Saturday, July 23, 2011

Week 10 Pt. 2 - Tubing and Tugging


The night before exbarking on the river adventure, Dan and I found it necessary to prepare ourselves for tubing. We bought the two essential items; a small, waterproof pouch to hold our monies and a pair of yellow, gym shorts stamped with the official tubing logo. We passed out early imagining what our foray into party central was going to be like.

The next morning Dan and I woke up with some serious wonky belly. But we couldn’t pass up this opportunity, so we met up with the other cyclists, a bit tardy and still a bit wonky, but ready to go. The others admired our new gear as we signed a waiver and grabbed a tube. We informally agreed that we weren’t going to get wasted and just wanted to check out the scene. I think that pact lasted all of the 5 minutes it took us to get to the starting point.

We hopped out of the tuk-tuk and were met by a young Laotian standing at a small table. He presented us with a tray of shots to get us going. I’m pretty sure we all needed that shot of confidence which tasted a lot like hot Redbull. We crossed the rickety bamboo bridge and eased ourselves into the water.

It was only 11 a.m. and we had the river to ourselves. But just seconds after getting in the water, we got back out at our first stop. A barman threw me a bottle tied to a rope. I tried to open the bottle, thinking he was throwing me some rice liquor. The others peed themselves laughing as they screamed, “Don’t drink it!”. I’d heard a lot of stories about all the booze and thought that this could only be one of the ways they get you drunk fast, but apparently this was only a tow rope used to pull people towards the dock. I clumsily popped myself out of my tube and scrambled up the ladder.

And then the drinking began…

Mudpit tug-of-war

singing YMCA
Blob - jump

Blob - landing 
Emily discreetly pointing out a spray-painted drunky

Dan on the rope swing

young kid doing the pole climb

panorama of the surroundings

An Organic Mulberry Farm and Some Goats
We spent a recovery day working on resumes in one of the dozen caf├ęs in town that shows “Friends” all day. We were not alone.

In the afternoon, we took a 10km ride just outside of town to the organic mulberry farm, It’s actually located right where the tubing begins. I’ll be honest, it is a bit odd to sit in this beautiful farm and hear pop music being blasted throughout the day and night and watch drunkies stumble down to the river. I think it would drive me crazy! We’re pretty sure the farm was there first, but they’re trying to reach some sort of agreement about the music volume. We’ll see.

We’d read about the farm’s infamous goat cheese and delicious food. After some mulberry tea and about a pound of goat cheese, we took a quick tour of the farm. We decided to come back the next morning around 6 am to help care for and milk the goats.

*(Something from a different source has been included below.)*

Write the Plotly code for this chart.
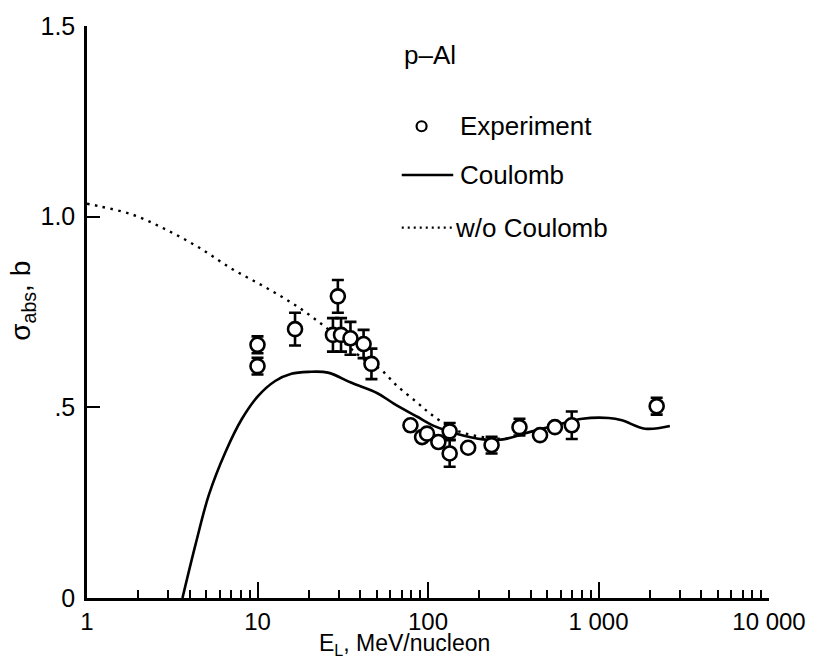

The Vang Vieng Organic Farm is committed to “preserving ecological diversity and providing people with accessible and sustainable technologies to earn a living.” Some of their projects include; organic mulberry tea & wine production, homemade goat cheese, a local run restaurant, education programs, farm-stays, and the construction of mud houses used as community centers for villages.

We were most interested in helping care for the goats. The first two goats on the farm were dairy goats from France. Overtime, a Vietnamese goat was added to the family and breeding began. With a grant and donation of several more goats from Thailand, cheese production was able to begin.

Eventually, the farm plans to distribute goats to local farmers and teach them how to raise the goats and produce their own yoghurt. Through a goat bank, local farmers will receive goats and over time, pay back the number of goats they have received to give to other farmers. Since Laotians don’t really eat cheese, the farmers will learn to produce their own yoghurt. Another plus is that little real equipment is needed to make yoghurt. Hopefully, the increase in yoghurt production will help better farmers’ diets which mainly consist of grains and lack protein.

We spent the morning cleaning the stalls, feeding the goats and finally, milking. It’s a lot harder than it looks, but Dan was able to empty a couple goat utters. I was more interested in tasting the fresh milk and cheese. After a few hours, we finished work and walked around the farm. We stumbled upon the slaughtering of a goat to be eaten during the up-coming New Year festivities and I discovered my interest in butchery. Hey, it is a farm.